12. Practice Scenario-Based Questions
Many exam questions on this topic present a business scenario and ask you to recommend the best network design or explain the impact of a change. Practice reading scenarios carefully, identifying the key variables, and selecting the answer that best balances cost and service.
13. Remember the Role of Information Technology
Better information and visibility can substitute for inventory and facilities. If a question mentions advanced demand sensing, real-time tracking, or integrated systems, the answer may involve fewer facilities with better information flow.
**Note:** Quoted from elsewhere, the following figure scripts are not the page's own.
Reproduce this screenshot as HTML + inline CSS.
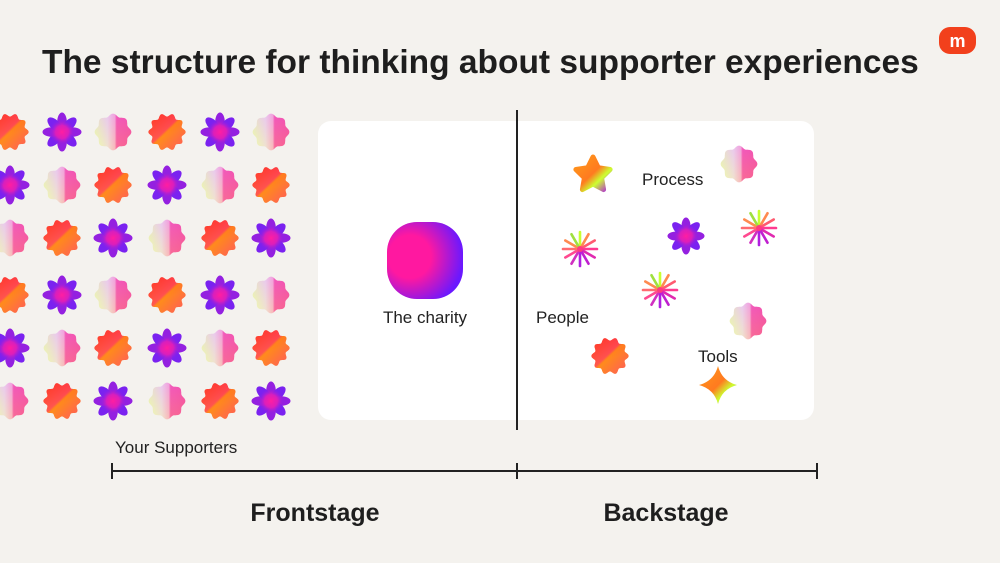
<!DOCTYPE html>
<html><head><meta charset="utf-8"><style>
html,body{margin:0;padding:0;background:#f4f2ee;}
body{width:1000px;height:563px;overflow:hidden;position:relative;font-family:"Liberation Sans",sans-serif;}
svg{position:absolute;left:0;top:0;}
</style></head><body>
<svg id="s" width="1000" height="563" viewBox="0 0 1000 563" xmlns="http://www.w3.org/2000/svg">
<defs>
<linearGradient id="gb" x1="0" y1="0" x2="1" y2="1"><stop offset="0" stop-color="#ff3b1e"/><stop offset="0.45" stop-color="#ff2a7a"/><stop offset="0.5" stop-color="#ff8a1c"/><stop offset="1" stop-color="#ff1f9a"/></linearGradient>
<linearGradient id="gb2" x1="0.2" y1="0" x2="0.6" y2="1"><stop offset="0" stop-color="#ff3a20"/><stop offset="0.6" stop-color="#ff8c1a"/><stop offset="1" stop-color="#ff9a1a"/></linearGradient>
<radialGradient id="gfc" cx="0.5" cy="0.5" r="0.5"><stop offset="0" stop-color="#ff1ea0"/><stop offset="0.5" stop-color="#f01eb0" stop-opacity="0.8"/><stop offset="1" stop-color="#8a1ee8" stop-opacity="0"/></radialGradient>
<linearGradient id="gc" x1="0" y1="0" x2="1" y2="0"><stop offset="0" stop-color="#f0ffb0"/><stop offset="0.35" stop-color="#f3d8e8"/><stop offset="0.55" stop-color="#ff9ccc"/><stop offset="0.6" stop-color="#ff2a9a"/><stop offset="1" stop-color="#ff1e8c"/></linearGradient>
<linearGradient id="gc2" x1="0" y1="0" x2="0" y2="1"><stop offset="0" stop-color="#d8a8ff" stop-opacity="0.6"/><stop offset="1" stop-color="#e8ff90" stop-opacity="0.5"/></linearGradient>
<linearGradient id="gs" x1="0" y1="0" x2="1" y2="1"><stop offset="0" stop-color="#ff9a1a"/><stop offset="0.5" stop-color="#ff7a20"/><stop offset="0.7" stop-color="#ccff30"/><stop offset="1" stop-color="#b020e0"/></linearGradient>
<radialGradient id="gch" cx="0.3" cy="0.45" r="0.7"><stop offset="0" stop-color="#ff18a0"/><stop offset="0.4" stop-color="#ff18a0"/><stop offset="1" stop-color="#6a18ff"/></radialGradient>
</defs>
<text x="42" y="73" font-size="33.5" font-weight="bold" fill="#1e1e1e">The structure for thinking about supporter experiences</text>
<rect x="939" y="27" width="37" height="27" rx="11" fill="#f2401c"/>
<text x="957.5" y="47" font-size="18" font-weight="bold" fill="#fff" text-anchor="middle">m</text>
<rect x="318" y="121" width="496" height="299" rx="13" fill="#fff"/>
<line x1="517" y1="110" x2="517" y2="430" stroke="#222" stroke-width="2"/>
<rect x="387" y="222" width="76" height="77" rx="30" fill="url(#gch)"/>
<g font-size="17" fill="#222">
<text x="425" y="323" text-anchor="middle">The charity</text>
<text x="642" y="185">Process</text>
<text x="536" y="323">People</text>
<text x="698" y="362">Tools</text>
<text x="115" y="453">Your Supporters</text>
</g>
<line x1="112" y1="471" x2="817" y2="471" stroke="#222" stroke-width="2"/>
<line x1="112" y1="463" x2="112" y2="479" stroke="#222" stroke-width="2"/>
<line x1="517" y1="463" x2="517" y2="479" stroke="#222" stroke-width="2"/>
<line x1="817" y1="463" x2="817" y2="479" stroke="#222" stroke-width="2"/>
<text x="315" y="521" font-size="25" font-weight="bold" fill="#1e1e1e" text-anchor="middle">Frontstage</text>
<text x="666" y="521" font-size="25" font-weight="bold" fill="#1e1e1e" text-anchor="middle">Backstage</text>
<g id="g"></g>
</svg>
<script>
var g=document.getElementById('g'),NS="http://www.w3.org/2000/svg";
function wavy(cx,cy,r,a,n){var d="";for(var i=0;i<=360;i++){var t=i/360*2*Math.PI;var rr=r+a*Math.cos(n*t);d+=(i?"L":"M")+(cx+rr*Math.cos(t)).toFixed(1)+","+(cy+rr*Math.sin(t)).toFixed(1);}return d+"Z";}
function add(tag,attrs){var e=document.createElementNS(NS,tag);for(var k in attrs)e.setAttribute(k,attrs[k]);g.appendChild(e);return e;}
function burst(x,y,s){add('path',{d:wavy(x,y,17*s,1.6*s,10),fill:'url(#gb2)'});add('path',{d:wavy(x,y,17*s,1.6*s,10),fill:'url(#gb)',opacity:0.55});}
function flower(x,y,s){for(var i=0;i<8;i++){add('ellipse',{cx:x,cy:y-10*s,rx:4.8*s,ry:9.5*s,fill:i%2?'#7a22f0':'#9420e0',transform:'rotate('+(i*45)+' '+x+' '+y+')'});}add('circle',{cx:x,cy:y,r:13*s,fill:'url(#gfc)'});}
function cloud(x,y,s){add('path',{d:wavy(x,y,17*s,1.3*s,8),fill:'url(#gc)'});add('path',{d:wavy(x,y,17*s,1.3*s,8),fill:'url(#gc2)',opacity:0.6});}
function spark(x,y,s){var cols=['#c8ff30','#ff8a50','#ff5a70','#ff3a90','#e02ab0','#c020d0','#b020e0','#d030c0','#ff4a90','#ff6a70','#ff8a50','#a0e040'];for(var i=0;i<12;i++){var t=-Math.PI/2+i*Math.PI/6;add('line',{x1:x,y1:y,x2:(x+17*s*Math.cos(t)).toFixed(1),y2:(y+17*s*Math.sin(t)).toFixed(1),stroke:cols[i],'stroke-width':2.6,'stroke-linecap':'round'});}add('circle',{cx:x,cy:y,r:3,fill:'#ff3a80'});}
function star(x,y,s){var d="";for(var i=0;i<10;i++){var t=-Math.PI/2+i*Math.PI/5;var r=i%2?9*s:18*s;d+=(i?"L":"M")+(x+r*Math.cos(t))+","+(y+r*Math.sin(t));}add('path',{d:d+"Z",fill:'url(#gs)',stroke:'url(#gs)','stroke-width':5,'stroke-linejoin':'round'});}
function four(x,y,s){var r=19*s,q=4*s;add('path',{d:"M"+x+","+(y-r)+"Q"+(x+q)+","+(y-q)+" "+(x+r)+","+y+"Q"+(x+q)+","+(y+q)+" "+x+","+(y+r)+"Q"+(x-q)+","+(y+q)+" "+(x-r)+","+y+"Q"+(x-q)+","+(y-q)+" "+x+","+(y-r)+"Z",fill:'url(#gs)'});}
var xs=[10,62,113,167,220,271],ys=[132,185,238,295,348,401];
for(var r=0;r<6;r++)for(var c=0;c<6;c++){var t=(r+c)%3;if(t==0)burst(xs[c],ys[r],1);else if(t==1)flower(xs[c],ys[r],1);else cloud(xs[c],ys[r],1);}
star(593,175,1);cloud(739,164,1);flower(686,236,0.95);spark(759,228,1);spark(580,249,1);spark(660,290,1);cloud(748,321,1);burst(610,356,1);four(718,385,1);
</script>
</body></html>
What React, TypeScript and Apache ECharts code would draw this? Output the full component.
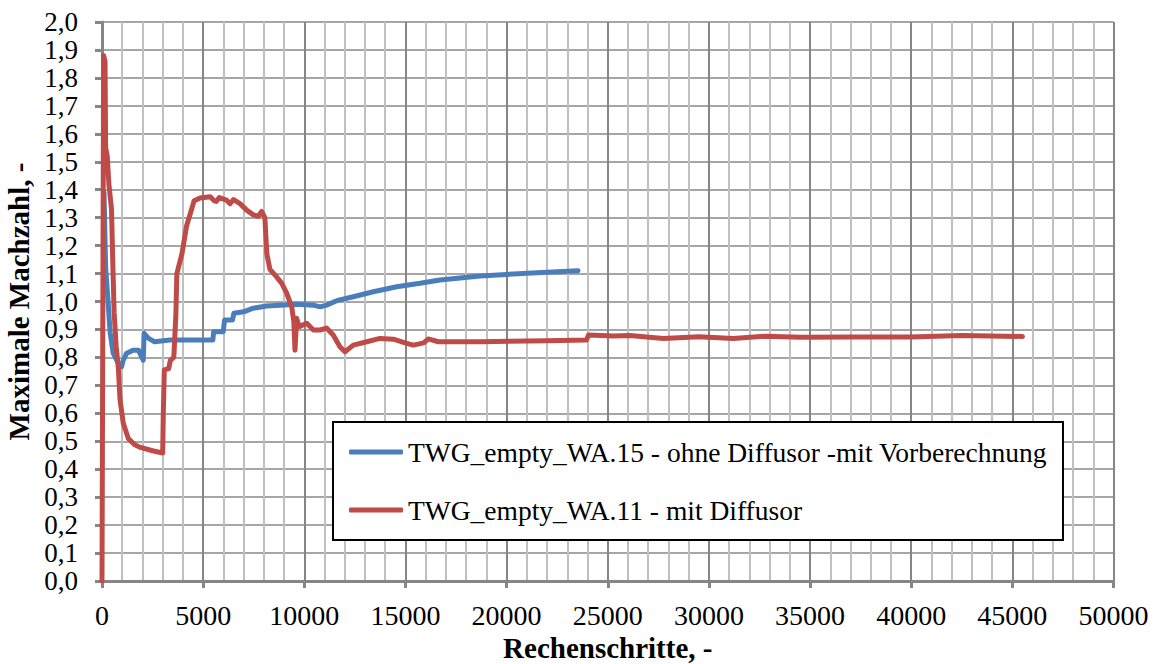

14. Don't Forget Reverse Logistics
Some questions may touch on how distribution networks handle returns. A well-designed network includes provisions for reverse logistics, which can influence facility location and capacity decisions.
Summary
Distribution network design is a strategic decision that shapes the entire downstream supply chain. It requires balancing customer service requirements with total distribution costs through careful analysis of facility locations, inventory positioning, transportation modes, and network configuration. For the CPIM exam, focus on understanding the fundamental trade-offs, particularly the relationship between the number of facilities and various cost components, the concept of risk pooling, and the alignment of network design with overall business strategy. Always think in terms of total cost and read exam scenarios carefully for clues about product characteristics, customer requirements, and strategic priorities.